Not another crisis - yet
To be clear, few observers believe the real estate sector is sliding back into full-blown crisis. Analysts from IW, Warburg Research and LBBW agree that fundamentals remain sound, rent growth is intact, and valuations have already corrected significantly. The pain, for now, is financial—not operational.
Still, it’s hard to ignore the echoes of 2022–2023. Rising rates compress valuations, force down NAVs, and reduce the appetite for risk across the board. Should Bund yields creep further upwards, another round of portfolio markdowns may be on the cards. Dividend payouts, debt covenants, and future construction plans will all come under fresh scrutiny.
Vonovia says it still intends to restart its newbuild programme in 2025. But with infrastructure and defence projects now competing for labour and raw materials, private-sector developers may find themselves priced out of the very recovery they hoped to ride.

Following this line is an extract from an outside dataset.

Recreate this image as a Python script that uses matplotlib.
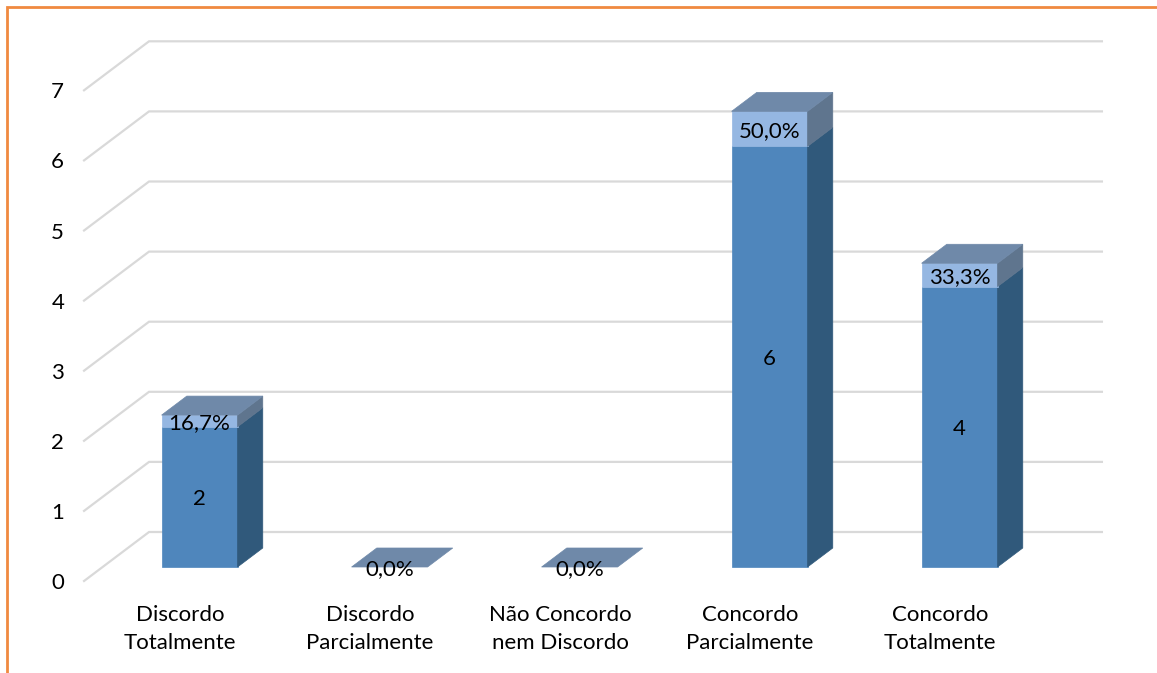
import matplotlib
matplotlib.use('Agg')
import matplotlib.pyplot as plt
from matplotlib.lines import Line2D

plt.rcParams['font.family'] = ['Lato', 'DejaVu Sans']

categories = ['Discordo\nTotalmente', 'Discordo\nParcialmente', 'Não Concordo\nnem Discordo',
              'Concordo\nParcialmente', 'Concordo\nTotalmente']
counts = [2, 0, 0, 6, 4]
shares = [16.7, 0.0, 0.0, 50.0, 33.3]
value_ticks = [0, 1, 2, 3, 4, 5, 6, 7]

W, H = 1157, 673
fig = plt.figure(figsize=(W / 100, H / 100), dpi=100, facecolor='white')
ax = fig.add_axes([85 / W, (H - 581) / H, 950 / W, (581 - 90.3) / H])
ax.set_xlim(-0.5, 4.5)
ax.set_ylim(0, 7)
for s in ax.spines.values():
    s.set_visible(False)

# depth of the fake 3d floor, in data units
dx = 65 / 190
dv = 49 / 70.1
front = 14 / 49
back = 33 / 49
half = 38 / 190
nudge = 1 / 190

ax.set_xticks(range(len(categories)))
ax.set_xticklabels(categories, fontsize=16, linespacing=1.52)
ax.set_yticks(value_ticks)
ax.tick_params(axis='x', length=0, pad=17)
ax.tick_params(axis='y', length=0, pad=15, labelsize=16)
for lab in ax.get_yticklabels():
    lab.set_va('center_baseline')

for v in value_ticks:
    ax.plot([-0.505, -0.505 + dx, 4.51 + dx], [v, v + dv, v + dv], color='#d9d9d9', lw=1.6,
            clip_on=False, zorder=1, solid_joinstyle='miter')


def box(x, v0, v1, front_c, side_c):
    x0 = x - half + front * dx + nudge
    x1 = x + half + front * dx + nudge
    off = (back - front)
    y0 = v0 + front * dv
    y1 = v1 + front * dv
    ax.fill([x0, x1, x1, x0], [y0, y0, y1, y1], color=front_c, lw=0.5, clip_on=False, zorder=3)
    ax.fill([x1, x1 + off * dx, x1 + off * dx, x1],
            [y0, y0 + off * dv, y1 + off * dv, y1], color=side_c, lw=0.5, clip_on=False, zorder=3)


def lid(x, v):
    x0 = x - half + front * dx + nudge
    x1 = x + half + front * dx + nudge
    off = (back - front)
    y = v + front * dv
    ax.fill([x0, x1, x1 + off * dx, x0 + off * dx], [y, y, y + off * dv, y + off * dv],
            color='#6f89a9', lw=0.5, clip_on=False, zorder=3)


for i, (c, p) in enumerate(zip(counts, shares)):
    if c > 0:
        box(i, 0, c, '#4f86bc', '#30597b')
        box(i, c, c + p / 100, '#95b7e2', '#5f758e')
        ax.text(i + front * dx + nudge, c / 2 + front * dv, str(c), ha='center', va='center_baseline',
                fontsize=16, color='black', zorder=5)
    lid(i, c + p / 100)
    ax.text(i + front * dx + nudge, c + p / 200 + front * dv, f'{p:.1f}%'.replace('.', ','),
            ha='center', va='center_baseline', fontsize=16, color='black', zorder=5)

# orange frame, top and left only
fig.add_artist(Line2D([7 / W, 7 / W, 1], [0, (H - 6.5) / H, (H - 6.5) / H], color='#f08a40',
                      lw=2, solid_joinstyle='miter'))

fig.savefig('out.png', dpi=100, facecolor='white')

Investors eye NAV discounts, but remain wary
For institutional investors, the situation presents a familiar dilemma: do you buy the sector at a discount on the thesis that the worst is over—or wait for clarity on the refinancing environment before stepping in?
Refinitiv consensus data shows that the majority of analysts remain in “buy” territory across Vonovia, LEG and TAG. But the bond market has made its view clear. The political deal to suspend the debt brake has reopened questions about inflation, interest rates and credit risk. And listed property companies are once again the canaries in the coal mine.
If Berlin’s spending spree was meant to stabilise the economic outlook, it has—at least in the short term—destabilised the balance sheets of some of the country’s biggest real estate names. The real question now is whether that’s a buying opportunity, or merely a pause before the next leg down.